Mario De Micheli

 “Maineri, uno scultore di terrecotte”, Catalogo della mostra, Varese, 17 Ottobre 1998

 

Sono stato a trovare Maineri nel suo studio; un lungo viaggio attraverso tanti paesi lombardi, sino a Comerio, in quel di Varese. Ho visitato la sua libreria, folta di molti volumi non solo d’arte, ma di critica e poesia. Accanto c’era un pianoforte. «Lo strimpello», egli mi dice, «perché amo l’opera lirica». E, naturalmente, ho visto le sue sculture.

 Maineri ama la terracotta in maniera particolare. Le sue sculture la prediligono. Quando, lo scorso anno, per il sacro Monte di Varese, ha eseguito le due grandi immagini della Natività, ancora una volta ha adoperato la terracotta. Il suo studio ne è disseminato. In genere sono figure che si alzano su alti piedistalli: donne e uomini, ora intrecciati con lenzuoli e ora semplicemente nudi.
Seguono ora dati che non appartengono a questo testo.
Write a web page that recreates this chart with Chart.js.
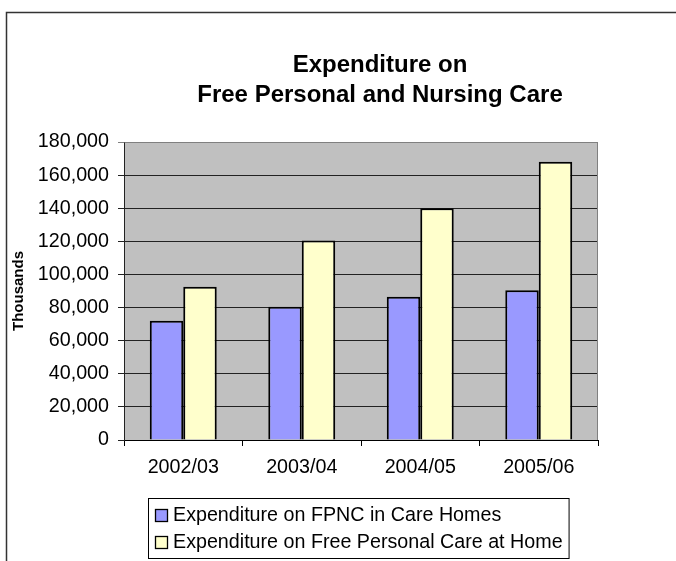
<!DOCTYPE html>
<html><head><meta charset="utf-8">
<script src="https://cdn.jsdelivr.net/npm/chart.js@4/dist/chart.umd.min.js"></script>
<style>html,body{margin:0;padding:0;background:#fff;overflow:hidden}</style>
</head><body>
<canvas id="c" width="676" height="561"></canvas>
<script>
// ---- data ----
const categories = ['2002/03', '2003/04', '2004/05', '2005/06'];
const careHomes = [72000, 80500, 86500, 90500];
const atHome = [92500, 120500, 140000, 168000];
const seriesNames = ['Expenditure on FPNC in Care Homes', 'Expenditure on Free Personal Care at Home'];
const seriesColors = ['#9999FF', '#FFFFCC'];
const titleLines = ['Expenditure on', 'Free Personal and Nursing Care'];
const yAxisTitle = 'Thousands';
const yMin = 0, yMax = 180000, yStep = 20000;

const FONT = '"Liberation Sans", Arial, sans-serif';
const FS = 19.7;

const decor = {
  id: 'decor',
  beforeDraw(chart) {
    const ctx = chart.ctx, a = chart.chartArea;
    ctx.save();
    ctx.fillStyle = '#fff';
    ctx.fillRect(0, 0, chart.width, chart.height);
    // outer frame (top + left)
    ctx.strokeStyle = '#333';
    ctx.lineWidth = 1.5;
    ctx.beginPath();
    ctx.moveTo(6.5, chart.height);
    ctx.lineTo(6.5, 12.5);
    ctx.lineTo(chart.width, 12.5);
    ctx.stroke();
    // plot area
    ctx.fillStyle = '#C0C0C0';
    ctx.fillRect(a.left, a.top, a.right - a.left, a.bottom - a.top);
    ctx.restore();
  },
  afterDraw(chart) {
    const ctx = chart.ctx, a = chart.chartArea;
    ctx.save();
    // plot frame right/top
    ctx.strokeStyle = '#808080';
    ctx.lineWidth = 1;
    ctx.beginPath();
    ctx.moveTo(Math.round(a.left) + 0.5, Math.round(a.top) + 0.5);
    ctx.lineTo(Math.round(a.right) - 0.5, Math.round(a.top) + 0.5);
    ctx.lineTo(Math.round(a.right) - 0.5, Math.round(a.bottom));
    ctx.stroke();
    // title
    ctx.fillStyle = '#000';
    ctx.font = 'bold 24px ' + FONT;
    ctx.textAlign = 'center';
    ctx.textBaseline = 'middle';
    const cx = 380;
    titleLines.forEach((t, i) => ctx.fillText(t, cx, 65 + i * 30.5));
    // legend
    ctx.font = FS + 'px ' + FONT;
    ctx.textAlign = 'left';
    const boxL = 148, boxT = 498, rowH = 27.5, sw = 12, textX = 173;
    let maxW = 0;
    chart.data.datasets.forEach(ds => { maxW = Math.max(maxW, ctx.measureText(ds.label).width); });
    const boxR = textX + maxW + 6, boxB = 558;
    ctx.strokeStyle = '#000';
    ctx.lineWidth = 1;
    ctx.strokeRect(boxL + 0.5, boxT + 0.5, boxR - boxL, boxB - boxT);
    chart.data.datasets.forEach((ds, i) => {
      const cy = 514.5 + i * rowH;
      ctx.fillStyle = ds.backgroundColor;
      ctx.fillRect(155.5, Math.round(cy - sw / 2) + 0.5, sw, sw);
      ctx.strokeStyle = '#000';
      ctx.lineWidth = 1.3;
      ctx.strokeRect(155.5, Math.round(cy - sw / 2) + 0.5, sw, sw);
      ctx.fillStyle = '#000';
      ctx.fillText(ds.label, textX, cy + 1);
    });
    ctx.restore();
  }
};

new Chart(document.getElementById('c'), {
  type: 'bar',
  data: {
    labels: categories,
    datasets: [
      { label: seriesNames[0], data: careHomes, backgroundColor: seriesColors[0], borderColor: '#000', borderWidth: 2 },
      { label: seriesNames[1], data: atHome, backgroundColor: seriesColors[1], borderColor: '#000', borderWidth: 2 }
    ]
  },
  options: {
    responsive: false,
    animation: false,
    devicePixelRatio: 1,
    layout: { padding: { top: 142, left: 0, right: 78, bottom: 0 } },
    datasets: { bar: { categoryPercentage: 0.565, barPercentage: 1 } },
    plugins: { legend: { display: false }, title: { display: false }, tooltip: { enabled: false } },
    scales: {
      x: {
        afterFit(s) { s.height = 121; },
        grid: { drawOnChartArea: false, drawTicks: true, tickLength: 6, color: '#000', offset: true },
        border: { color: '#000', width: 1 },
        ticks: { color: '#000', font: { family: FONT, size: FS }, padding: 10, maxRotation: 0 }
      },
      y: {
        min: yMin, max: yMax,
        afterFit(s) { s.width = 124; },
        grid: { color: ctx => (ctx.tick && ctx.tick.value === yMax ? '#808080' : '#222'), lineWidth: 1, tickLength: 6, drawTicks: true },
        border: { color: '#222', width: 1 },
        title: { display: true, text: yAxisTitle, color: '#000', font: { family: FONT, size: 15, weight: 'bold' }, padding: { top: 10, bottom: 0 } },
        ticks: {
          stepSize: yStep, color: '#000', padding: 9,
          font: { family: FONT, size: FS },
          callback: v => v.toLocaleString('en-US')
        }
      }
    }
  },
  plugins: [decor]
});
</script>
</body></html>
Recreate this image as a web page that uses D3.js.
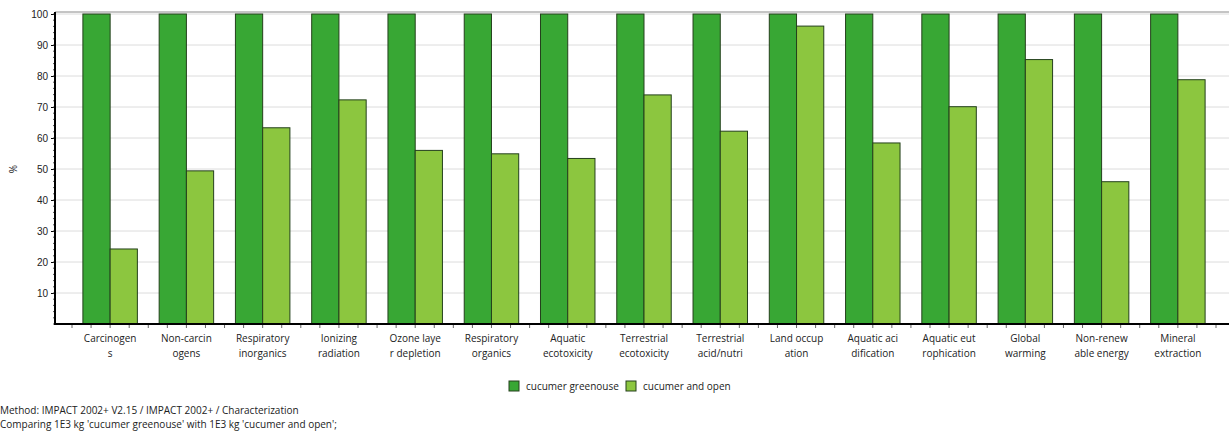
<!DOCTYPE html>
<html>
<head>
<meta charset="utf-8">
<script src="https://cdn.jsdelivr.net/npm/d3@7"></script>
<style>
  body { margin: 0; background: #fff; }
  svg { font-family: "Open Sans", "Noto Sans", sans-serif; }
</style>
</head>
<body>
<svg id="chart"></svg>
<script>
const categories = ["Carcinogens", "Non-carcinogens", "Respiratory inorganics", "Ionizing radiation",
  "Ozone layer depletion", "Respiratory organics", "Aquatic ecotoxicity", "Terrestrial ecotoxicity",
  "Terrestrial acid/nutri", "Land occupation", "Aquatic acidification", "Aquatic eutrophication",
  "Global warming", "Non-renewable energy", "Mineral extraction"];
const tickLabels = [["Carcinogen", "s"], ["Non-carcin", "ogens"], ["Respiratory", "inorganics"],
  ["Ionizing", "radiation"], ["Ozone laye", "r depletion"], ["Respiratory", "organics"],
  ["Aquatic", "ecotoxicity"], ["Terrestrial", "ecotoxicity"], ["Terrestrial", "acid/nutri"],
  ["Land occup", "ation"], ["Aquatic aci", "dification"], ["Aquatic eut", "rophication"],
  ["Global", "warming"], ["Non-renew", "able energy"], ["Mineral", "extraction"]];
const seriesNames = ["cucumer greenouse", "cucumer and open"];
const greenhouse = [100, 100, 100, 100, 100, 100, 100, 100, 100, 100, 100, 100, 100, 100, 100];
const openField = [24.2, 49.4, 63.3, 72.3, 56, 54.9, 53.4, 73.9, 62.2, 96.1, 58.4, 70.1, 85.3, 45.9, 78.8];
const yTicks = [10, 20, 30, 40, 50, 60, 70, 80, 90, 100];
const footer = ["Method: IMPACT 2002+ V2.15 / IMPACT 2002+  / Characterization",
  "Comparing 1E3 kg 'cucumer greenouse' with 1E3 kg 'cucumer and open';"];

const width = 1229, height = 432;
const axisLeft = 55, plotTop = 14, plotBottom = 324;
const colors = ["#38a734", "#8cc63f"];

const svg = d3.select("#chart").attr("width", width).attr("height", height);

const x = d3.scaleBand().domain(categories).range([72, 1216]);
const x1 = d3.scaleBand().domain(seriesNames).range([0, x.bandwidth()]).paddingOuter(0.4);
const y = d3.scaleLinear().domain([0, 100]).range([plotBottom, plotTop]);

// gridlines
svg.append("g")
  .selectAll("line")
  .data(yTicks)
  .join("line")
  .attr("x1", axisLeft).attr("x2", width)
  .attr("y1", d => y(d)).attr("y2", d => y(d))
  .attr("stroke", "#dcdcdc").attr("stroke-width", 1);

// top border
svg.append("line")
  .attr("x1", axisLeft).attr("x2", width)
  .attr("y1", plotTop - 2).attr("y2", plotTop - 2)
  .attr("stroke", "#8a8a8a").attr("stroke-width", 1);

// bars
const rows = categories.map((c, i) => ({ cat: c, vals: [greenhouse[i], openField[i]] }));
svg.append("g")
  .selectAll("g")
  .data(rows)
  .join("g")
  .attr("transform", d => `translate(${x(d.cat)},0)`)
  .selectAll("rect")
  .data(d => d.vals.map((v, j) => ({ name: seriesNames[j], v, j })))
  .join("rect")
  .attr("x", d => x1(d.name))
  .attr("width", x1.bandwidth())
  .attr("y", d => y(d.v))
  .attr("height", d => y(0) - y(d.v))
  .attr("fill", d => colors[d.j])
  .attr("stroke", "#24401c")
  .attr("stroke-width", 1);

// y axis
const yAxis = svg.append("g").attr("transform", `translate(${axisLeft},0)`);
yAxis.call(d3.axisLeft(y).tickValues(yTicks).tickSize(4).tickPadding(3));
yAxis.select(".domain").remove();
yAxis.selectAll(".tick line").attr("stroke", "#000");
yAxis.selectAll("text").attr("font-size", 10).attr("fill", "#222");
yAxis.selectAll(".minor")
  .data(d3.range(0, 101, 2))
  .join("line")
  .attr("class", "minor")
  .attr("x1", -2).attr("x2", 0)
  .attr("y1", d => y(d)).attr("y2", d => y(d))
  .attr("stroke", "#555");
yAxis.append("line")
  .attr("x1", 0).attr("x2", 0)
  .attr("y1", plotTop - 2).attr("y2", plotBottom + 1)
  .attr("stroke", "#000").attr("stroke-width", 2);

// x axis
const xAxis = svg.append("g").attr("transform", `translate(0,${plotBottom})`);
xAxis.append("line")
  .attr("x1", axisLeft - 1).attr("x2", width)
  .attr("stroke", "#000").attr("stroke-width", 2);
const quarterTicks = [];
categories.forEach(c => {
  for (let k = 0; k < 4; k++) quarterTicks.push(x(c) + k * x.bandwidth() / 4);
});
quarterTicks.push(x.range()[1]);
xAxis.selectAll(".xt")
  .data(quarterTicks)
  .join("line")
  .attr("class", "xt")
  .attr("x1", d => d).attr("x2", d => d)
  .attr("y1", 1).attr("y2", 4)
  .attr("stroke", "#666");

xAxis.selectAll(".xl")
  .data(categories)
  .join("text")
  .attr("class", "xl")
  .attr("text-anchor", "middle")
  .attr("font-size", 10)
  .attr("fill", "#222")
  .selectAll("tspan")
  .data((d, i) => tickLabels[i].map(t => ({ t, c: d })))
  .join("tspan")
  .attr("x", d => x(d.c) + x.bandwidth() / 2)
  .attr("y", (d, k) => 18 + k * 15)
  .text(d => d.t);

// y label
svg.append("text")
  .attr("transform", `translate(17,${(plotTop + plotBottom) / 2}) rotate(-90)`)
  .attr("text-anchor", "middle")
  .attr("font-size", 10)
  .attr("fill", "#222")
  .text("%");

// legend
const legend = svg.append("g").attr("transform", "translate(509,381)");
const lx = [0, 117];
seriesNames.forEach((n, i) => {
  legend.append("rect")
    .attr("x", lx[i]).attr("y", 0)
    .attr("width", 10).attr("height", 10)
    .attr("fill", colors[i]).attr("stroke", "#24401c");
  legend.append("text")
    .attr("x", lx[i] + 17).attr("y", 9)
    .attr("font-size", 10).attr("fill", "#222")
    .text(n);
});

// footer
svg.append("g")
  .selectAll("text")
  .data(footer)
  .join("text")
  .attr("x", 0)
  .attr("y", (d, i) => 414 + i * 14)
  .attr("font-size", 10)
  .attr("fill", "#222")
  .text(d => d);
</script>
</body>
</html>
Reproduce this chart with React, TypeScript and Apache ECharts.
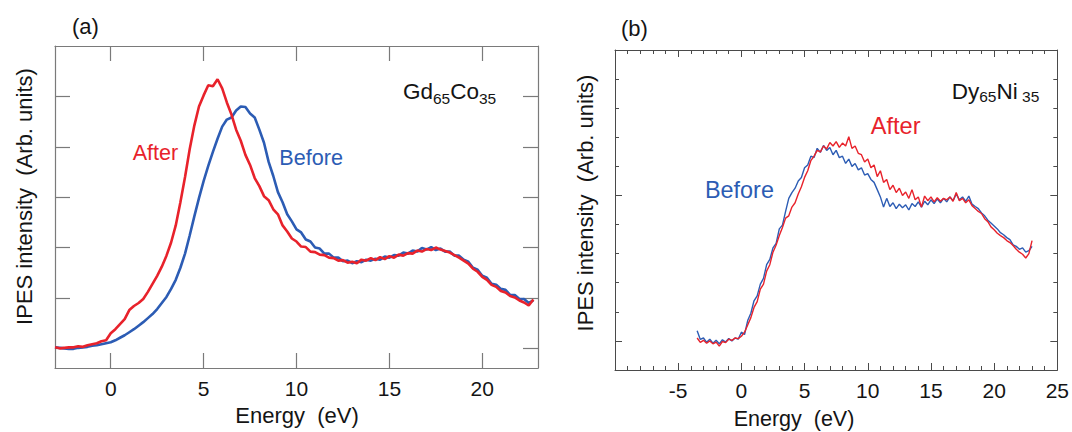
import React, { useEffect, useRef } from "react";
import * as echarts from "echarts";

// ---------- data ----------
const energyStep = 0.25;

// Panel (a) Gd65Co35, energies from -3 eV in 0.25 eV steps
const energyStartA = -3;
const afterA = [
  0.02, 0.0, 0.01, 0.02, 0.02, 0.04, 0.03, 0.06, 0.08, 0.1, 0.14, 0.16,
  0.3, 0.38, 0.48, 0.58, 0.76, 0.84, 0.9, 0.98, 1.12, 1.28, 1.44, 1.62,
  1.84, 2.1, 2.44, 2.9, 3.4, 3.95, 4.42, 4.8, 5.02, 5.22, 5.2, 5.34,
  5.16, 4.88, 4.64, 4.34, 4.12, 3.84, 3.64, 3.38, 3.22, 3.02, 2.94, 2.76,
  2.66, 2.44, 2.32, 2.18, 2.12, 2.02, 2.01, 1.92, 1.91, 1.86, 1.85, 1.8,
  1.79, 1.74, 1.75, 1.7, 1.72, 1.69, 1.76, 1.74, 1.79, 1.75, 1.81, 1.77,
  1.83, 1.8, 1.86, 1.84, 1.89, 1.88, 1.94, 1.92, 1.97, 1.95, 2.0, 1.96,
  1.93, 1.9, 1.85, 1.8, 1.74, 1.68, 1.58, 1.52, 1.42, 1.36, 1.26, 1.22,
  1.14, 1.11, 1.04, 1.01, 0.95, 0.91, 0.85, 0.97,
];
const beforeA = [
  0.02, 0.01, 0.0, -0.01, -0.01, 0.01, 0.02, 0.03, 0.05, 0.06, 0.08, 0.1,
  0.12, 0.16, 0.21, 0.26, 0.32, 0.38, 0.45, 0.52, 0.6, 0.68, 0.78, 0.9,
  1.02, 1.18, 1.36, 1.6, 1.88, 2.24, 2.62, 2.98, 3.32, 3.62, 3.9, 4.16,
  4.4, 4.54, 4.58, 4.72, 4.8, 4.79, 4.66, 4.58, 4.34, 4.08, 3.7, 3.42,
  3.1, 2.9, 2.66, 2.52, 2.36, 2.3, 2.16, 2.12, 2.0, 1.98, 1.88, 1.88,
  1.8, 1.8, 1.73, 1.74, 1.69, 1.73, 1.71, 1.76, 1.74, 1.78, 1.76, 1.82,
  1.8, 1.85, 1.84, 1.9, 1.88, 1.94, 1.92, 1.99, 1.96, 2.01, 1.95, 1.98,
  1.92, 1.92, 1.84, 1.84, 1.76, 1.72, 1.6, 1.56, 1.44, 1.4, 1.28, 1.26,
  1.18, 1.16, 1.06, 1.06, 0.98, 0.98, 0.9, 0.95,
];

// Panel (b) Dy65Ni35, energies from -3.5 eV in 0.25 eV steps
const energyStartB = -3.5;
const beforeB = [
  0.35, 0.05, 0.1, -0.05, 0.06, -0.08, 0.02, -0.1, 0.04, -0.04, 0.08, 0.0, 0.1, 0.06,
  0.3, 0.22, 0.7, 0.95, 1.38, 1.55, 1.95, 2.15, 2.62, 2.8, 3.2, 3.35, 3.85, 3.98, 4.45, 4.9,
  5.1, 5.25, 5.5, 5.62, 5.95, 6.05, 6.35, 6.3, 6.62, 6.48, 6.72, 6.55, 6.65, 6.4, 6.55, 6.3,
  6.35, 6.1, 6.25, 6.0, 6.1, 5.88, 5.95, 5.7, 5.75, 5.55, 5.45, 5.2, 4.95, 4.6, 4.9, 4.62,
  4.75, 4.55, 4.7, 4.58, 4.68, 4.5, 4.72, 4.62, 4.78, 4.6, 4.8, 4.68, 4.85, 4.72, 4.88, 4.75,
  4.9, 4.78, 4.95, 4.82, 5.05, 4.85, 4.95, 4.8, 4.98, 4.7, 4.62, 4.55, 4.4, 4.3, 4.15, 4.05,
  3.95, 3.85, 3.72, 3.65, 3.55, 3.48, 3.3, 3.25, 3.15, 3.2, 3.05, 3.1, 3.25,
];
const afterB = [
  0.1, -0.05, 0.02, -0.08, 0.0, -0.1, -0.04, -0.18, -0.02, -0.06, 0.06, 0.02, 0.1, 0.08,
  0.16, 0.3, 0.55, 0.8, 1.15, 1.35, 1.78, 1.95, 2.4, 2.62, 3.05, 3.3, 3.62, 3.9, 4.22, 4.3,
  4.6, 4.75, 5.05, 5.3, 5.62, 5.85, 6.2, 6.35, 6.55, 6.5, 6.7, 6.6, 6.82, 6.7, 6.85, 6.65,
  6.8, 6.7, 7.02, 6.62, 6.7, 6.45, 6.4, 6.15, 6.25, 5.95, 6.05, 5.65, 5.85, 5.45, 5.55, 5.2,
  5.35, 5.1, 5.25, 5.0, 5.12, 4.9, 5.2, 4.85, 4.95, 4.6, 4.98, 4.82, 4.95, 4.78, 4.92, 4.8,
  4.9, 4.85, 4.95, 4.8, 5.1, 4.82, 4.9, 4.75, 4.85, 4.65, 4.55, 4.45, 4.38, 4.2, 4.1, 3.92,
  3.82, 3.7, 3.62, 3.55, 3.45, 3.38, 3.28, 3.15, 3.05, 2.98, 2.85, 3.0, 3.45,
];

const tickValuesAX = [0, 5, 10, 15, 20];
const tickValuesAY = [0, 1, 2, 3, 4, 5];
const majorTickValuesBY = [0, 5];

// ---------- styling ----------
const FONT = "'Liberation Sans', Arial, Helvetica, sans-serif";
const RED = "#e8222b";
const BLUE = "#2c5cb4";
const TEXT = "#141414";
const FRAME_A = "#7a7a7a";
const FRAME_B = "#4a4a4a";

const toPairs = (start: number, ys: number[]) =>
  ys.map((v, i) => [start + i * energyStep, v]);

function buildOption(): any {
  const lineA = { color: FRAME_A, width: 1.2 };
  const lineB = { color: FRAME_B, width: 1 };
  const noSplit = { show: false };
  const labelFont = { fontSize: 21, color: TEXT, fontFamily: FONT };

  const xAxisA = (pos: "bottom" | "top") => ({
    gridIndex: 0,
    type: "value",
    position: pos,
    min: -3,
    max: 23,
    axisLine: { show: true, onZero: false, lineStyle: lineA },
    axisTick: { show: true, inside: true, length: 15, customValues: tickValuesAX, lineStyle: lineA },
    axisLabel:
      pos === "bottom"
        ? { show: true, customValues: tickValuesAX, margin: 10, ...labelFont }
        : { show: false },
    splitLine: noSplit,
  });
  const yAxisA = (pos: "left" | "right") => ({
    gridIndex: 0,
    type: "value",
    position: pos,
    min: -0.39,
    max: 6,
    axisLine: { show: true, onZero: false, lineStyle: lineA },
    axisTick: { show: true, inside: true, length: 15, customValues: tickValuesAY, lineStyle: lineA },
    axisLabel: { show: false },
    splitLine: noSplit,
  });
  const xAxisB = (pos: "bottom" | "top") => ({
    gridIndex: 1,
    type: "value",
    position: pos,
    min: -10,
    max: 25,
    interval: 5,
    axisLine: { show: true, onZero: false, lineStyle: lineB },
    axisTick: { show: true, inside: true, length: 7, lineStyle: lineB },
    minorTick: { show: true, splitNumber: 5, length: 4, lineStyle: lineB },
    axisLabel:
      pos === "bottom"
        ? {
            show: true,
            margin: 10,
            ...labelFont,
            formatter: (v: number) => (v === -10 ? "" : String(v)),
          }
        : { show: false },
    splitLine: noSplit,
    minorSplitLine: noSplit,
  });
  const yAxisBMinor = (pos: "left" | "right") => ({
    gridIndex: 1,
    type: "value",
    position: pos,
    min: -1,
    max: 10,
    interval: 1,
    axisLine: { show: true, onZero: false, lineStyle: lineB },
    axisTick: { show: true, inside: true, length: 4, lineStyle: lineB },
    axisLabel: { show: false },
    splitLine: noSplit,
  });
  const yAxisBMajor = (pos: "left" | "right") => ({
    gridIndex: 1,
    type: "value",
    position: pos,
    min: -1,
    max: 10,
    axisLine: { show: false, onZero: false },
    axisTick: { show: true, inside: true, length: 7, customValues: majorTickValuesBY, lineStyle: lineB },
    axisLabel: { show: false },
    splitLine: noSplit,
  });

  const txt = (text: string, x: number, y: number, size: number, fill: string, extra: any = {}) => ({
    type: "text",
    x,
    y,
    ...extra,
    style: {
      text,
      fill,
      fontSize: size,
      fontFamily: FONT,
      align: extra.align || "left",
      verticalAlign: "middle",
    },
  });

  return {
    animation: false,
    backgroundColor: "#ffffff",
    textStyle: { fontFamily: FONT },
    grid: [
      { left: 55, top: 46, width: 483, height: 322, containLabel: false },
      { left: 615, top: 50, width: 444, height: 320, containLabel: false },
    ],
    xAxis: [xAxisA("bottom"), xAxisA("top"), xAxisB("bottom"), xAxisB("top")],
    yAxis: [
      yAxisA("left"),
      yAxisA("right"),
      yAxisBMinor("left"),
      yAxisBMinor("right"),
      yAxisBMajor("left"),
      yAxisBMajor("right"),
    ],
    series: [
      {
        name: "Before",
        type: "line",
        xAxisIndex: 0,
        yAxisIndex: 0,
        data: toPairs(energyStartA, beforeA),
        showSymbol: false,
        lineStyle: { color: BLUE, width: 2.6 },
        itemStyle: { color: BLUE },
      },
      {
        name: "After",
        type: "line",
        xAxisIndex: 0,
        yAxisIndex: 0,
        data: toPairs(energyStartA, afterA),
        showSymbol: false,
        lineStyle: { color: RED, width: 2.6 },
        itemStyle: { color: RED },
      },
      {
        name: "Before",
        type: "line",
        xAxisIndex: 2,
        yAxisIndex: 2,
        data: toPairs(energyStartB, beforeB),
        showSymbol: false,
        lineStyle: { color: BLUE, width: 1.4 },
        itemStyle: { color: BLUE },
      },
      {
        name: "After",
        type: "line",
        xAxisIndex: 2,
        yAxisIndex: 2,
        data: toPairs(energyStartB, afterB),
        showSymbol: false,
        lineStyle: { color: RED, width: 1.4 },
        itemStyle: { color: RED },
      },
    ],
    graphic: [
      // panel labels
      txt("(a)", 72, 26, 22, TEXT),
      txt("(b)", 621, 28, 22, TEXT),
      // axis names
      txt("Energy  (eV)", 297, 415, 22, TEXT, { align: "center" }),
      txt("Energy  (eV)", 794, 419, 21.5, TEXT, { align: "center" }),
      txt("IPES intensity  (Arb. units)", 24, 196.5, 22, TEXT, { align: "center", rotation: Math.PI / 2 }),
      txt("IPES intensity  (Arb. units)", 585, 203, 22, TEXT, { align: "center", rotation: Math.PI / 2 }),
      // compound names
      txt("Gd", 403, 91.7, 22.5, TEXT),
      txt("65", 433, 98.6, 15.5, TEXT),
      txt("Co", 450.2, 91.7, 22.5, TEXT),
      txt("35", 479, 98.6, 15.5, TEXT),
      txt("Dy", 951.7, 91, 22.5, TEXT),
      txt("65", 979.2, 96.5, 15.5, TEXT),
      txt("Ni", 996.4, 91, 22.5, TEXT),
      txt("35", 1022.1, 96.5, 15.5, TEXT),
      // curve labels
      txt("After", 132.7, 152.5, 21.6, RED),
      txt("Before", 279.3, 157.5, 21.6, BLUE),
      txt("After", 870.7, 125.9, 23.6, RED),
      txt("Before", 705, 190.2, 23.4, BLUE),
    ],
  };
}

export default function App() {
  const ref = useRef<HTMLDivElement>(null);
  useEffect(() => {
    document.body.style.margin = "0";
    const chart = echarts.init(ref.current as HTMLDivElement, null, { renderer: "svg" });
    chart.setOption(buildOption());
    return () => {
      chart.dispose();
    };
  }, []);
  return <div ref={ref} style={{ width: 1072, height: 432, background: "#ffffff" }} />;
}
Talvolta sembrano investiti da un vento impetuoso, sempre tuttavia legati e trasfigurati dalle sue esperienze umane.

  Il suo studio è assai grande, ma con lui sono disceso anche là dove si dedica al suo lavoro specifico di scultore. Si apre su un grande giardino ed è qui che egli lavora. Ecco, è soprattutto davanti a questo vasto giardino che nascono le sue più importanti sculture.

  Egli modella l’argilla con grande energia espressiva, con impulso vivo ed intensità. La fiamma del fuoco dà forma alle sue immagini dalla creta alla terracotta, al bronzo.

  E’ così ch’egli si assicura i suoi risultati senza incertezze e dubbi. Le sue “prove” hanno la garanzia e la qualità dell’opera definitiva e riuscita. Le conclusioni non sono mai approssimative perché i risultati hanno esito sicuro, ottenuto attraverso una esperienza a lungo provata.

  E’ dunque così che Maineri risolve i suoi problemi: con la convinzione cioè di avere superato i dubbi e le incertezze di ogni sua prova.